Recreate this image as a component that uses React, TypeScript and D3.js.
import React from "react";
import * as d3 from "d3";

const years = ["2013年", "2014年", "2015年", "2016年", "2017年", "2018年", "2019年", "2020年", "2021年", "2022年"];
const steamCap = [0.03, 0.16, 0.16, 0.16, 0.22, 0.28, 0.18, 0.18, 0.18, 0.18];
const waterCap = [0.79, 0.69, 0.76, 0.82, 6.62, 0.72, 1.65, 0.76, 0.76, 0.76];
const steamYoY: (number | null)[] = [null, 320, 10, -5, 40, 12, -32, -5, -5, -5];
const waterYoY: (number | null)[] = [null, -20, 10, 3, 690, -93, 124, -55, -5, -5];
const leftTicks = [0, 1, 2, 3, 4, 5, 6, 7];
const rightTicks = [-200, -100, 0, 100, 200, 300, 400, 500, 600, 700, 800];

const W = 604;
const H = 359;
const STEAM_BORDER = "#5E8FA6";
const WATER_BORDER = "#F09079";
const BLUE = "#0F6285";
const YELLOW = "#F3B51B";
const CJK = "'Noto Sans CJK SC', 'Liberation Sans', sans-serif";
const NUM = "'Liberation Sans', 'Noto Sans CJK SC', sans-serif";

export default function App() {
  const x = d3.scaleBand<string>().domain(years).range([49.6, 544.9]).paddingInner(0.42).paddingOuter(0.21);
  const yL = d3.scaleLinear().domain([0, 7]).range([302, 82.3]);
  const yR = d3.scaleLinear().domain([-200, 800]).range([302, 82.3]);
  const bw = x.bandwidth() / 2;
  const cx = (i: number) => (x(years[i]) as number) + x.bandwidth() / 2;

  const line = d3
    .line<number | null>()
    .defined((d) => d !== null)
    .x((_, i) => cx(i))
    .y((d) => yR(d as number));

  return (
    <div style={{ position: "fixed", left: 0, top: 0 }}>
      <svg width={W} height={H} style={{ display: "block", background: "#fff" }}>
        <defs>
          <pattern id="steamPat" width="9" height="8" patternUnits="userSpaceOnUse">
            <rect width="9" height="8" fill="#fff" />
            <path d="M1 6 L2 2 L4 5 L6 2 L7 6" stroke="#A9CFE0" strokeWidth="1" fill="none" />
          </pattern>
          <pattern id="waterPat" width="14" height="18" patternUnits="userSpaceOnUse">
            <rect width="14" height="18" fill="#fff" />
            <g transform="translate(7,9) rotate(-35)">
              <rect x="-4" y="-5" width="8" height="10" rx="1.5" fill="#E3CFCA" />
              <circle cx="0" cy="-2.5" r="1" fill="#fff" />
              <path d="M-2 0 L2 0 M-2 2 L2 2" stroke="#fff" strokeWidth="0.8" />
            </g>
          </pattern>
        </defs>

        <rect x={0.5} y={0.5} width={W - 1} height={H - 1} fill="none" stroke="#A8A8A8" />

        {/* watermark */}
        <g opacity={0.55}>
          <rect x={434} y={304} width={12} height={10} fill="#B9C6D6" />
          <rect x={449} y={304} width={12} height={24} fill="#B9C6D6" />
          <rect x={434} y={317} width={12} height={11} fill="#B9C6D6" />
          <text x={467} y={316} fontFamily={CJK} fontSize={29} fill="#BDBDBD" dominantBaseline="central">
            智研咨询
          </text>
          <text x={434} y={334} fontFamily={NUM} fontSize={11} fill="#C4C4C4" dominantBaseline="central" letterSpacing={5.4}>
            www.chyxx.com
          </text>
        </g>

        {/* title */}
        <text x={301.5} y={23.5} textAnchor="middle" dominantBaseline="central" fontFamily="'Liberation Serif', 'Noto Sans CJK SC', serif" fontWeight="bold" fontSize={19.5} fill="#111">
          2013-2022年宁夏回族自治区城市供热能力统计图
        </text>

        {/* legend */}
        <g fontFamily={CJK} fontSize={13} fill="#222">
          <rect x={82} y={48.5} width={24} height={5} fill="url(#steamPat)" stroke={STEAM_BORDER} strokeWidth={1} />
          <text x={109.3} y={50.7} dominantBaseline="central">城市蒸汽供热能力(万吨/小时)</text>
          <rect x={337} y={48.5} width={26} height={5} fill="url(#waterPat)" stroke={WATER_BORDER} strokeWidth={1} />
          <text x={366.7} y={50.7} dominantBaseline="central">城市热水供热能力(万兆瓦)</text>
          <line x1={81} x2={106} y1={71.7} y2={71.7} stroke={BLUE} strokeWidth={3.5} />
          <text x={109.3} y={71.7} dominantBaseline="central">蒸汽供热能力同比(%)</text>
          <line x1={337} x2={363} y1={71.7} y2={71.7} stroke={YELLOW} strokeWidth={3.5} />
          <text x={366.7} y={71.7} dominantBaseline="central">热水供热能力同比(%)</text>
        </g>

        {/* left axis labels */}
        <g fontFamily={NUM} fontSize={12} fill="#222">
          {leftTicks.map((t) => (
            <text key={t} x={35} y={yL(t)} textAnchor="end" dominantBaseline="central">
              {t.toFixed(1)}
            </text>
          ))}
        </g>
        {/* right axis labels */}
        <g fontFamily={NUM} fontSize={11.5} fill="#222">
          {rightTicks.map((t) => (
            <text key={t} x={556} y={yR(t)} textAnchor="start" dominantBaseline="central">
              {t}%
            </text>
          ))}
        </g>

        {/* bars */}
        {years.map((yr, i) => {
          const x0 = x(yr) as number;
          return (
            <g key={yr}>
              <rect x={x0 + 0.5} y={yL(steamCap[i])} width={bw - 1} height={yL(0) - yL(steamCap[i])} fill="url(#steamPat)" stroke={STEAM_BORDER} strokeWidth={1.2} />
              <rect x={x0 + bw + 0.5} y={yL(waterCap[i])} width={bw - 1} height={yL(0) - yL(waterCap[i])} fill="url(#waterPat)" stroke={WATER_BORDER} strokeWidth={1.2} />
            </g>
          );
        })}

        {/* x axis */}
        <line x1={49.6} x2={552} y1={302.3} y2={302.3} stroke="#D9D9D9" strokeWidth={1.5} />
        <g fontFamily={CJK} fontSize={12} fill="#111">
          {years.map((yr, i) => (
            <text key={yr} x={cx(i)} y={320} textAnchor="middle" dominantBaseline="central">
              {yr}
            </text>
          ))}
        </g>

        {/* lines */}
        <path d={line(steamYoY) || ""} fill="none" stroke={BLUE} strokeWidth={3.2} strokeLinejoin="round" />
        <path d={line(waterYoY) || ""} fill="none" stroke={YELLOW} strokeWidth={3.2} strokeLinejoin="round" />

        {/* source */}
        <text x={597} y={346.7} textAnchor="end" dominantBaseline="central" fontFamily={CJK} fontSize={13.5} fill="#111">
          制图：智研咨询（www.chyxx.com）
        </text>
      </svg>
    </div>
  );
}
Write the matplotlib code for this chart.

+++++

# [What the task asks]
Reproduce exactly the lines that run from the start of the records to the line with "600, 700, 800];", both included.

# [Exercise result]
Recreate this image as a component that uses React, TypeScript and D3.js.
import React from "react";
import * as d3 from "d3";

const years = ["2013年", "2014年", "2015年", "2016年", "2017年", "2018年", "2019年", "2020年", "2021年", "2022年"];
const steamCap = [0.03, 0.16, 0.16, 0.16, 0.22, 0.28, 0.18, 0.18, 0.18, 0.18];
const waterCap = [0.79, 0.69, 0.76, 0.82, 6.62, 0.72, 1.65, 0.76, 0.76, 0.76];
const steamYoY: (number | null)[] = [null, 320, 10, -5, 40, 12, -32, -5, -5, -5];
const waterYoY: (number | null)[] = [null, -20, 10, 3, 690, -93, 124, -55, -5, -5];
const leftTicks = [0, 1, 2, 3, 4, 5, 6, 7];
const rightTicks = [-200, -100, 0, 100, 200, 300, 400, 500, 600, 700, 800];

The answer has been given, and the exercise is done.